The way I see David and Lars and Werner, and virtually every filmmaker I’ve been wildly fortunate to work with, is they have a desire to really hear as many different ideas as possible and to be surprised by accidents. But it takes a lot of courage, particularly if you’ve written the script yourself, to rehearse to a point where you’re not narrowing it down to one interpretation, but to set up a springboard for spontaneity and allow this jazz interpretation. Or to find many different verbs within a scene to do from point A to point B.
When the camera is rolling and you’re really not sure where the actor across from you is going to be coming from then you’re not sure how you’re going to get what you need, or what verb you’re going to choose. That’s when it’s exciting for me, but for a filmmaker requires a lot of courage. And in subterranean film where the take ratio is maybe 3:1, you have to know how to get it ‘right’ within a couple takes and you have to move on. it takes courage to generate that unrepeatable moment. Necessary to your survival, you almost have to be self-conscious. Your impulse is to be cautious, to provide a take for insurance, something that will work, but maybe isn’t so free.
Before we go, I’m curious to know where things stand with Lars’s American trilogy.
He just made a film called The Boss Of It All; he wanted me to be in it, I was going to speak Danish in a small role, just to continue my studies.
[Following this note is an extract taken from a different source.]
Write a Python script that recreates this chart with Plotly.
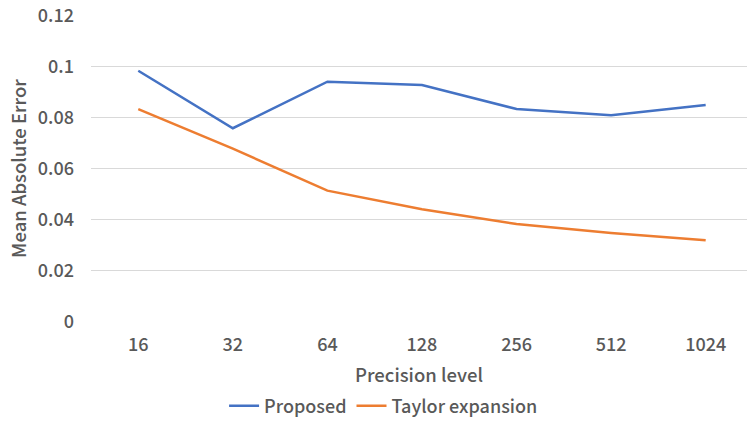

But SAG wouldn’t let me.
I don’t know what he’s planning to do next. He’s considering finishing up the trilogy with Washington, but I don’t think he’s made up his mind what he’s going to do next. One of the things with Lars, ironically, is that there are very few filmmakers in the world he feels are compelling or worth talking about. And to him, Werner is tremendously important. So the fact that I’ve ended up working with Werner is quite interesting. I’d like to try to get Werner to be in one of Lars’s films, actually. I think they really mutually respect each other.